Pull out exactly the lines from the line containing "Convert this chart to Plotly code." to the line containing "279, 61, 6, 8, 69, 34, 19]", both lines included, with pictures removed from the copy.

+++ TASK INPUT +++

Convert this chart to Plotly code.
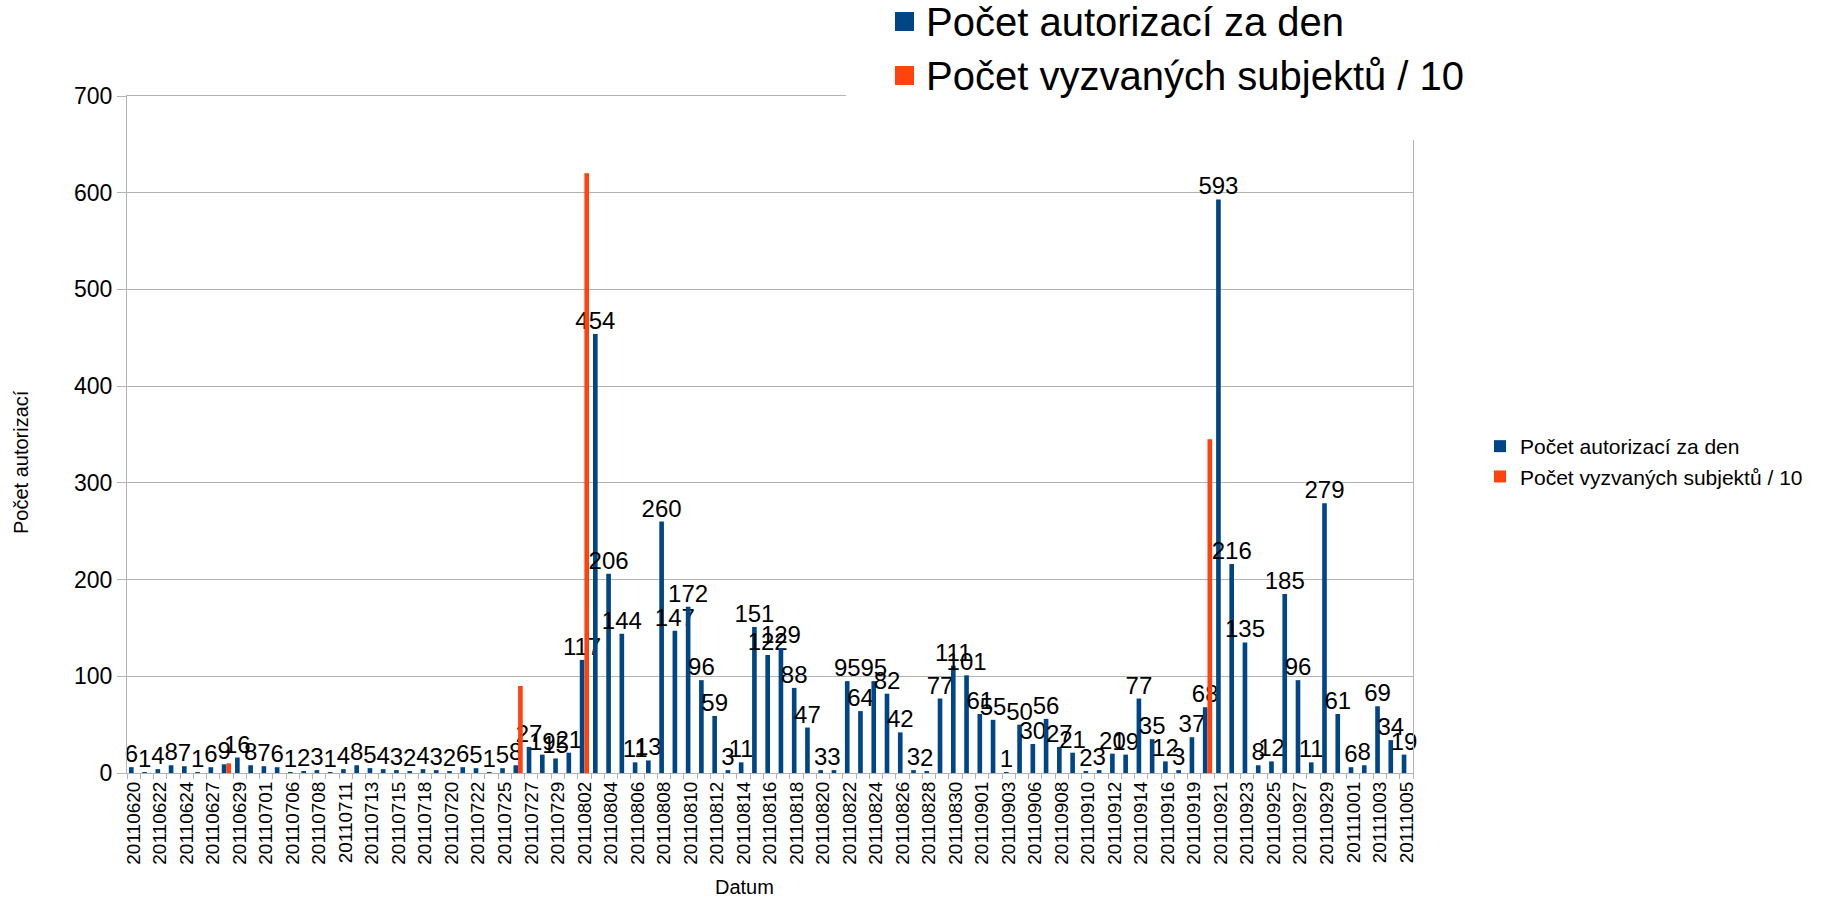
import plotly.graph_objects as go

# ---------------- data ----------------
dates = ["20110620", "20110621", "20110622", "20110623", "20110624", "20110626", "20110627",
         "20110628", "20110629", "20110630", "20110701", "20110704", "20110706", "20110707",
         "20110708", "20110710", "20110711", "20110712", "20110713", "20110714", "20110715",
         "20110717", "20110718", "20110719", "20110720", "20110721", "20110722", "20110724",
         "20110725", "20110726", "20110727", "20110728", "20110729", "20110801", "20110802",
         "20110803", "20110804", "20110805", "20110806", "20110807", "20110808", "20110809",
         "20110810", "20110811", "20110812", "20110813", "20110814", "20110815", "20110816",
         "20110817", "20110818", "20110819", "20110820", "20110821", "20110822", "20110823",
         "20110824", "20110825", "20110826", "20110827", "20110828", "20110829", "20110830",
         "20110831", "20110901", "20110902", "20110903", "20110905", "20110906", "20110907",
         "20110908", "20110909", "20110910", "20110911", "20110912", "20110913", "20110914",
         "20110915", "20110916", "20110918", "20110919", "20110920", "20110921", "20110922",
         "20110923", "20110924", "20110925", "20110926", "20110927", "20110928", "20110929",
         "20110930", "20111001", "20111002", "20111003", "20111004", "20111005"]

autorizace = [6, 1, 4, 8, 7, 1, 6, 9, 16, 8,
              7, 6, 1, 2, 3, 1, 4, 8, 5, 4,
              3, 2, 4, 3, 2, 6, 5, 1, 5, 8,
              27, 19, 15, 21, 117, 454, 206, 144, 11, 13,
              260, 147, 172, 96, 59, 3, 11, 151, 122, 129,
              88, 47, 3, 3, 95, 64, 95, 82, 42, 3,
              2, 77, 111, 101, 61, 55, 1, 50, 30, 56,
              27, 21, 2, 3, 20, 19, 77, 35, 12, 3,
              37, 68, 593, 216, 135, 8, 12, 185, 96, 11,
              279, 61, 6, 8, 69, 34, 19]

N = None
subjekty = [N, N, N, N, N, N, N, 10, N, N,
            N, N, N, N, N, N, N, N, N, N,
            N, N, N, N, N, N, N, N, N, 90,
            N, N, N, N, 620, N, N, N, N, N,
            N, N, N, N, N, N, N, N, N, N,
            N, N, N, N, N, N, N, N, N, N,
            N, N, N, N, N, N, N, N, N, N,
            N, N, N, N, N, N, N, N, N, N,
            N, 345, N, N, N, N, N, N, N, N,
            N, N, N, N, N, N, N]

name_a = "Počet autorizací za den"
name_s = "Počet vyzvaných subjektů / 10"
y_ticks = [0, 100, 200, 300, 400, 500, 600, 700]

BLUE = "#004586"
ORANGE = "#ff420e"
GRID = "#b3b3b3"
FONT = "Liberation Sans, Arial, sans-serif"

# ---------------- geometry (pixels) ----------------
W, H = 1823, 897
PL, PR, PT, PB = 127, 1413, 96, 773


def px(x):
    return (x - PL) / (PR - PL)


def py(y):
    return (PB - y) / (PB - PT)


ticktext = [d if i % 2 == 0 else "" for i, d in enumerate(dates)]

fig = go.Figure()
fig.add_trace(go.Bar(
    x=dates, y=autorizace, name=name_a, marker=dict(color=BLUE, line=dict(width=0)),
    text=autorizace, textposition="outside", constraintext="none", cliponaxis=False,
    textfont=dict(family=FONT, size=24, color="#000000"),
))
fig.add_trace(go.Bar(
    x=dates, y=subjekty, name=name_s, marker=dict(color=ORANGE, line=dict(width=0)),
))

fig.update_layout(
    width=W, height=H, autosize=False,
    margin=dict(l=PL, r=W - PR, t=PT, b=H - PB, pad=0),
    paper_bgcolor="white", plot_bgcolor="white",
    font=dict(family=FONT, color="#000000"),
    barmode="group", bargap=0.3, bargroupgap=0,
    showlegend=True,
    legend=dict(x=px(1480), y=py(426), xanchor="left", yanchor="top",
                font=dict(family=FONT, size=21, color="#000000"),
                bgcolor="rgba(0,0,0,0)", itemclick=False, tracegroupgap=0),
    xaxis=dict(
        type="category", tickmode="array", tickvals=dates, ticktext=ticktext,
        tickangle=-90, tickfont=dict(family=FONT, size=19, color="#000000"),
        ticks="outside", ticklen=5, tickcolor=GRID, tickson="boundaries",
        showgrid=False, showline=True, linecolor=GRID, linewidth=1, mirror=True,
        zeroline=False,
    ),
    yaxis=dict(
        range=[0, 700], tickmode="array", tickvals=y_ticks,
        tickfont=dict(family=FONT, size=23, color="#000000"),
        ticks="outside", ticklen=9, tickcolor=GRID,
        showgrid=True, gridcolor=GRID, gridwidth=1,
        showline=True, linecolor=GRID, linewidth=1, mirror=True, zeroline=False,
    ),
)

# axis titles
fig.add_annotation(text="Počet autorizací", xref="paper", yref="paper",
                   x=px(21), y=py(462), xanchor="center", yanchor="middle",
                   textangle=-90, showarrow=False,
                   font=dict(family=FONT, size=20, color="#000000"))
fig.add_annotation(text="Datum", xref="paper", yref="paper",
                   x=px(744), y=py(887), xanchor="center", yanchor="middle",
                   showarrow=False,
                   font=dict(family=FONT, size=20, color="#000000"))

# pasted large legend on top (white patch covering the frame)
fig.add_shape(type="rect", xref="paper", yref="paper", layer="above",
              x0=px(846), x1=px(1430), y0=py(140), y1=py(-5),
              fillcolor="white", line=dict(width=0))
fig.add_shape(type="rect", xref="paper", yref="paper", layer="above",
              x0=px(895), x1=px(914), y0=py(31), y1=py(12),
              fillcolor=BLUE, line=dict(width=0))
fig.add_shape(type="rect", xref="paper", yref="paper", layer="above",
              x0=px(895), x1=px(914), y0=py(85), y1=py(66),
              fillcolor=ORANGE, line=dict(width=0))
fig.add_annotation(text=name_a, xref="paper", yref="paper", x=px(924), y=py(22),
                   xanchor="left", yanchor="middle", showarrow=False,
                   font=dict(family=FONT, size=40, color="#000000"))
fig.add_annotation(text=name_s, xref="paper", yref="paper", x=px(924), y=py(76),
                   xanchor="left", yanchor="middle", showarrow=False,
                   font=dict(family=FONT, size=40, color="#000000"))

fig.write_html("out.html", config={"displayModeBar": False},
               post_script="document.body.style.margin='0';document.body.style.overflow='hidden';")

+++
+++ TASK INPUT +++

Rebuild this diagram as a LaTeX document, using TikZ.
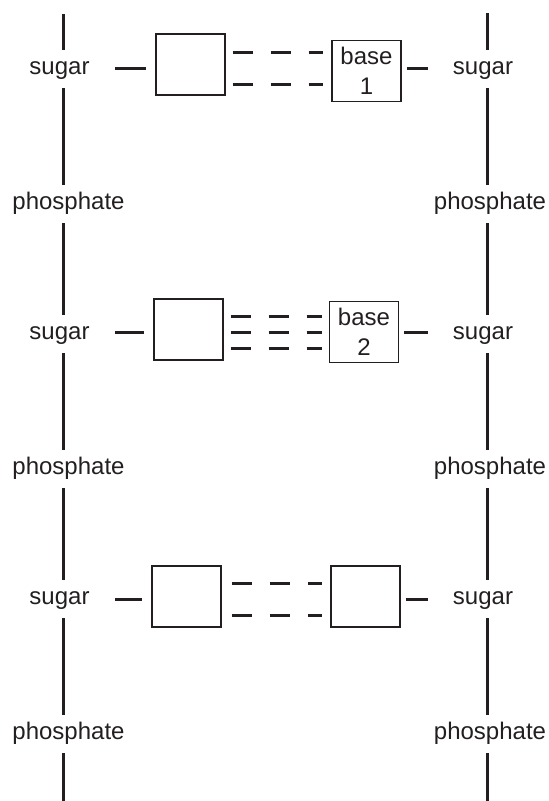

+++

• **EXPECTED ANSWER**:
Convert this chart to Plotly code.
import plotly.graph_objects as go

# ---------------- data ----------------
dates = ["20110620", "20110621", "20110622", "20110623", "20110624", "20110626", "20110627",
         "20110628", "20110629", "20110630", "20110701", "20110704", "20110706", "20110707",
         "20110708", "20110710", "20110711", "20110712", "20110713", "20110714", "20110715",
         "20110717", "20110718", "20110719", "20110720", "20110721", "20110722", "20110724",
         "20110725", "20110726", "20110727", "20110728", "20110729", "20110801", "20110802",
         "20110803", "20110804", "20110805", "20110806", "20110807", "20110808", "20110809",
         "20110810", "20110811", "20110812", "20110813", "20110814", "20110815", "20110816",
         "20110817", "20110818", "20110819", "20110820", "20110821", "20110822", "20110823",
         "20110824", "20110825", "20110826", "20110827", "20110828", "20110829", "20110830",
         "20110831", "20110901", "20110902", "20110903", "20110905", "20110906", "20110907",
         "20110908", "20110909", "20110910", "20110911", "20110912", "20110913", "20110914",
         "20110915", "20110916", "20110918", "20110919", "20110920", "20110921", "20110922",
         "20110923", "20110924", "20110925", "20110926", "20110927", "20110928", "20110929",
         "20110930", "20111001", "20111002", "20111003", "20111004", "20111005"]

autorizace = [6, 1, 4, 8, 7, 1, 6, 9, 16, 8,
              7, 6, 1, 2, 3, 1, 4, 8, 5, 4,
              3, 2, 4, 3, 2, 6, 5, 1, 5, 8,
              27, 19, 15, 21, 117, 454, 206, 144, 11, 13,
              260, 147, 172, 96, 59, 3, 11, 151, 122, 129,
              88, 47, 3, 3, 95, 64, 95, 82, 42, 3,
              2, 77, 111, 101, 61, 55, 1, 50, 30, 56,
              27, 21, 2, 3, 20, 19, 77, 35, 12, 3,
              37, 68, 593, 216, 135, 8, 12, 185, 96, 11,
              279, 61, 6, 8, 69, 34, 19]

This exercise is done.